To enter the jail, staffers, guards and prisoners have to go through a complex registration system before they travel through three sections safeguarded by gates.
Jail cells with steel bars are split among the eight cell blocks and can hold up to 100 detainees.
Each cell comes equipped with 80 bare iron bunks – mattresses are not included – along with two toilets and two sinks.
Every pavilion also has its own windowless cell where unruly prisoners are sent.
Within the cells, the temperature can reach a staggering 95 degree during the day, and there is no other source of ventilation.
Stunning images taken from within the complex usually show inmates shirtless in white shorts as they attempt to keep cool.
Dubbed a ‘black hole of human rights’ by critics, the facility has drawn widespread condemnation for allegedly ignoring international prisoner rights.

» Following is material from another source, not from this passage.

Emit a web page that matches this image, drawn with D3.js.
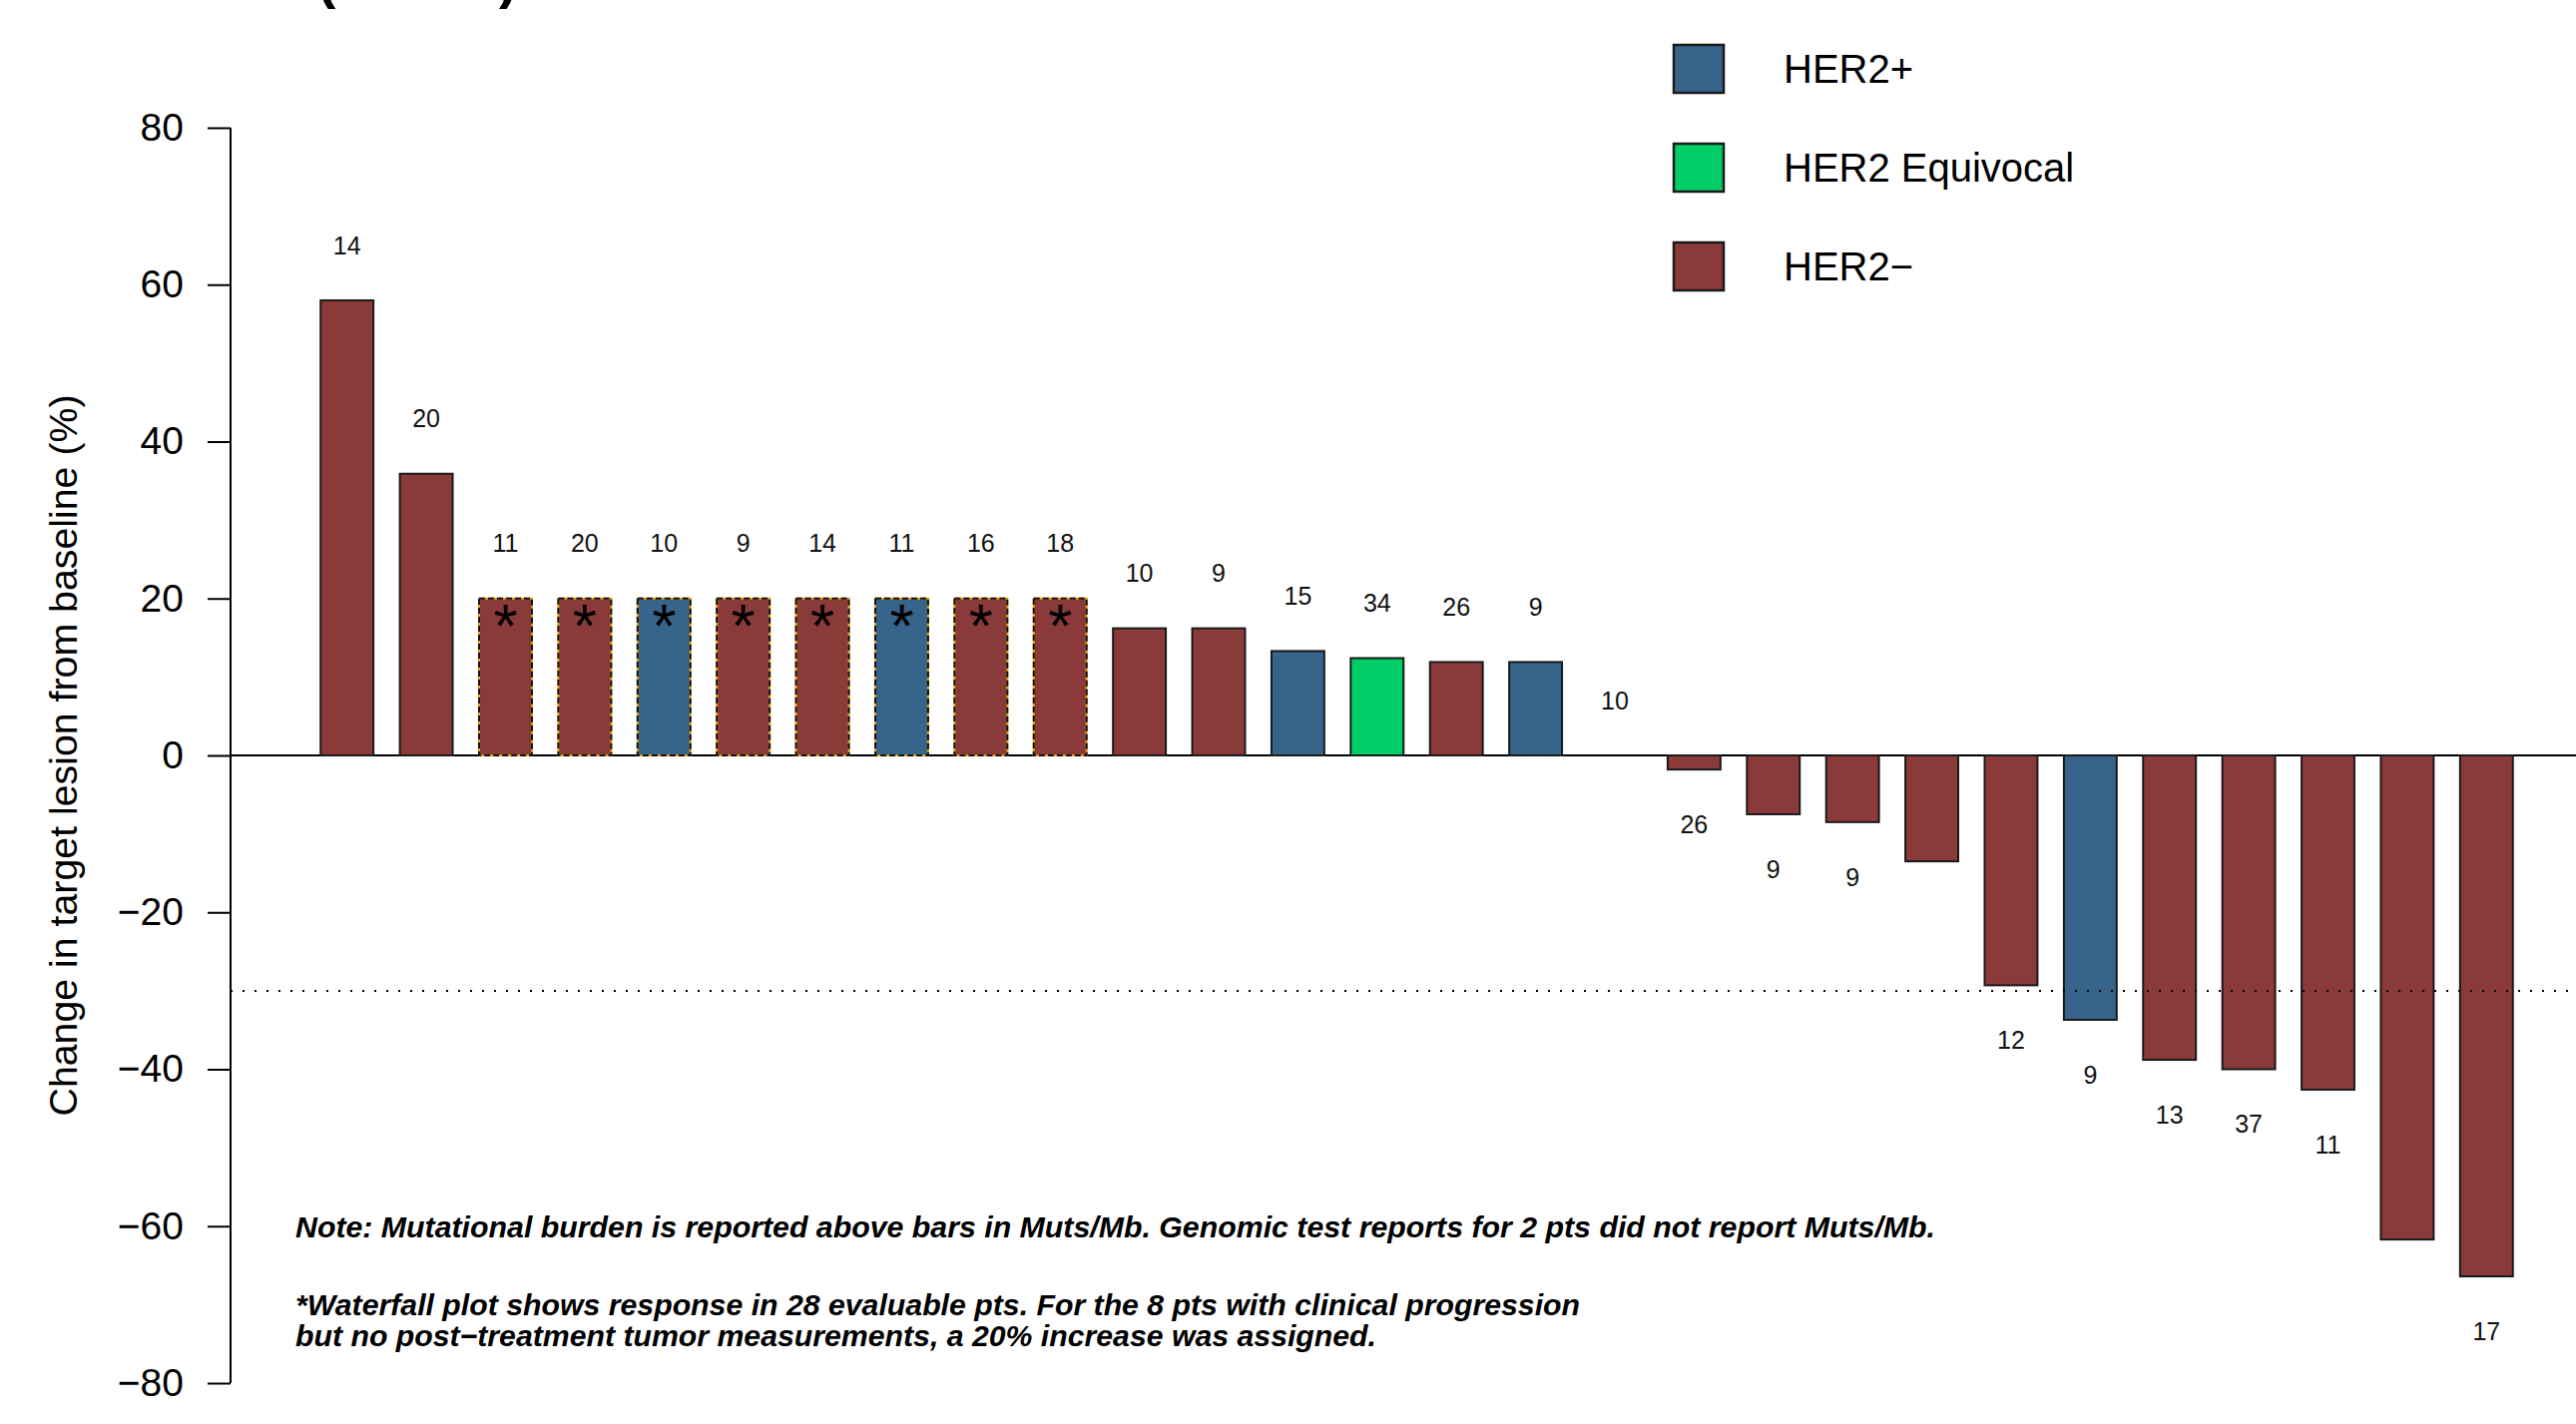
<!DOCTYPE html>
<html>
<head>
<meta charset="utf-8">
<script src="https://cdn.jsdelivr.net/npm/d3@7"></script>
<style>
  html, body { margin: 0; padding: 0; background: #fff; }
  svg { display: block; font-family: "Liberation Sans", Arial, Helvetica, sans-serif; }
</style>
</head>
<body>
<svg id="chart" width="2581" height="1427"></svg>
<script>
// Best change in target lesion size per patient, sorted high to low (%)
const patientIds = d3.range(1, 29).map(i => "Pt" + i);
const lesionChange = [58.0, 35.9, 20, 20, 20, 20, 20, 20, 20, 20,
  16.2, 16.2, 13.3, 12.4, 11.9, 11.9, 0, -1.8, -7.5, -8.5,
  -13.5, -29.3, -33.7, -38.8, -40.0, -42.6, -61.7, -66.4];
// HER2 status per patient
const her2Status = ["neg", "neg", "neg", "neg", "pos", "neg", "neg", "pos", "neg", "neg",
  "neg", "neg", "pos", "equiv", "neg", "pos", "neg", "neg", "neg", "neg",
  "neg", "neg", "pos", "neg", "neg", "neg", "neg", "neg"];
// Clinical progression without post-treatment measurement (20% assigned)
const progressionAssigned = [false, false, true, true, true, true, true, true, true, true,
  false, false, false, false, false, false, false, false, false, false,
  false, false, false, false, false, false, false, false];
// Tumor mutational burden (Muts/Mb); null where not reported
const mutBurden = [14, 20, 11, 20, 10, 9, 14, 11, 16, 18,
  10, 9, 15, 34, 26, 9, 10, 26, 9, 9,
  null, 12, 9, 13, 37, 11, null, 17];
const yTicks = [-80, -60, -40, -20, 0, 20, 40, 60, 80];
const legendKeys = ["pos", "equiv", "neg"];
const legendLabels = ["HER2+", "HER2 Equivocal", "HER2\u2212"];
const responseThreshold = -30;
const noteLines = [
  "Note: Mutational burden is reported above bars in Muts/Mb. Genomic test reports for 2 pts did not report Muts/Mb.",
  "*Waterfall plot shows response in 28 evaluable pts. For the 8 pts with clinical progression",
  "but no post\u2212treatment tumor measurements, a 20% increase was assigned."
];

const colors = { pos: "#36648B", equiv: "#00CD66", neg: "#8B3A3A" };

const rows = patientIds.map((id, i) => ({
  id, value: lesionChange[i], status: her2Status[i],
  assigned: progressionAssigned[i], tmb: mutBurden[i]
}));

const W = 2581, H = 1427;
const svg = d3.select("#chart");

const axisX = 231;
const x = d3.scaleBand().domain(patientIds).range([308, 2531])
  .paddingInner(1 / 3).paddingOuter(1 / 6);
const y = d3.scaleLinear().domain([-80, 80]).range([1386, 128]);

// Title (runs off the top edge)
svg.append("text")
  .attr("x", 318).attr("y", -3)
  .attr("font-size", 55).attr("font-weight", "bold")
  .attr("fill", "#000")
  .text("(N = 28)");

// Zero line
svg.append("line")
  .attr("x1", axisX).attr("x2", W)
  .attr("y1", y(0)).attr("y2", y(0))
  .attr("stroke", "#000").attr("stroke-width", 2);

// Bars
const barG = svg.append("g");
barG.selectAll("rect.bar")
  .data(rows.filter(d => d.value !== 0))
  .join("rect")
  .attr("class", "bar")
  .attr("x", d => x(d.id))
  .attr("width", x.bandwidth())
  .attr("y", d => y(Math.max(0, d.value)))
  .attr("height", d => Math.abs(y(d.value) - y(0)))
  .attr("fill", d => colors[d.status])
  .attr("stroke", d => d.assigned ? "#e8a317" : "#1a1a1a")
  .attr("stroke-width", 2);

// Dashed outline for bars with an assigned value
barG.selectAll("rect.dash")
  .data(rows.filter(d => d.assigned))
  .join("rect")
  .attr("class", "dash")
  .attr("x", d => x(d.id))
  .attr("width", x.bandwidth())
  .attr("y", d => y(Math.max(0, d.value)))
  .attr("height", d => Math.abs(y(d.value) - y(0)))
  .attr("fill", "none")
  .attr("stroke", "#111")
  .attr("stroke-width", 2)
  .attr("stroke-dasharray", "6,3");

// Partial response threshold
svg.append("line")
  .attr("x1", axisX).attr("x2", W)
  .attr("y1", y(responseThreshold)).attr("y2", y(responseThreshold))
  .attr("stroke", "#000").attr("stroke-width", 2)
  .attr("stroke-dasharray", "2,10");

// Asterisks on assigned bars
const starSize = 62;
svg.append("g").selectAll("text")
  .data(rows.filter(d => d.assigned))
  .join("text")
  .attr("x", d => x(d.id) + x.bandwidth() / 2)
  .attr("y", d => y(d.value) + starSize * 0.78)
  .attr("text-anchor", "middle")
  .attr("font-size", starSize)
  .attr("fill", "#000")
  .text("*");

// Mutational burden labels
svg.append("g").selectAll("text")
  .data(rows.filter(d => d.tmb !== null))
  .join("text")
  .attr("x", d => x(d.id) + x.bandwidth() / 2)
  .attr("y", d => y(d.value + (d.value >= 0 ? 7 : -7)))
  .attr("dy", "0.35em")
  .attr("text-anchor", "middle")
  .attr("font-size", 25)
  .attr("fill", "#111")
  .text(d => d.tmb);

// Y axis
const yAxis = d3.axisLeft(y).tickValues(yTicks).tickSize(23).tickPadding(24)
  .tickFormat(d3.format("d"));
const yG = svg.append("g").attr("transform", `translate(${axisX},0)`).call(yAxis);
yG.select(".domain").attr("d", `M-0,${y(-80)}V${y(80)}`).attr("stroke", "#000").attr("stroke-width", 2);
yG.selectAll(".tick line").attr("stroke", "#000").attr("stroke-width", 2);
yG.selectAll(".tick text").attr("font-size", 39).attr("fill", "#000")
  .attr("font-family", "'Liberation Sans', Arial, sans-serif");

svg.append("text")
  .attr("transform", `translate(63,${(y(-80) + y(80)) / 2}) rotate(-90)`)
  .attr("text-anchor", "middle")
  .attr("dy", "0.35em")
  .attr("font-size", 39.3)
  .attr("fill", "#000")
  .text("Change in target lesion from baseline (%)");

// Legend
const legend = svg.append("g");
legendKeys.forEach((k, i) => {
  const cy = 69 + i * 99;
  legend.append("rect")
    .attr("x", 1677).attr("y", cy - 24)
    .attr("width", 50).attr("height", 48)
    .attr("fill", colors[k]).attr("stroke", "#1a1a1a").attr("stroke-width", 2.5);
  legend.append("text")
    .attr("x", 1787).attr("y", cy).attr("dy", "0.36em")
    .attr("font-size", 40).attr("fill", "#000")
    .text(legendLabels[i]);
});

// Notes
const noteY = [1240, 1318, 1349];
const noteWidth = [1643, 1287, 1083];
svg.append("g").selectAll("text")
  .data(noteLines)
  .join("text")
  .attr("x", 296)
  .attr("y", (d, i) => noteY[i])
  .attr("font-size", 30)
  .attr("font-weight", "bold")
  .attr("font-style", "italic")
  .attr("fill", "#000")
  .attr("textLength", (d, i) => noteWidth[i])
  .attr("lengthAdjust", "spacingAndGlyphs")
  .text(d => d);
</script>
</body>
</html>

Miguel Sarre, a former member of the UN Subcommittee for the Prevention of Torture, for example, slammed the facility as a ‘concrete and steel pit.’
The $100 million penitentiary, the largest in Latin America, was constructed over a span of seven months in 2022 as part of Bukele’s plan to reign in street gangs after more than 60 people were murdered on March 26, 2022.
The following day, Bukele declared a State of Exception, which granted powers to the police and military as alleged gang members, including those belonging to the MS-13 and Barrio 18, were rounded up in raids without court orders and stripped away rights such as freedom of assembly and communication privacy.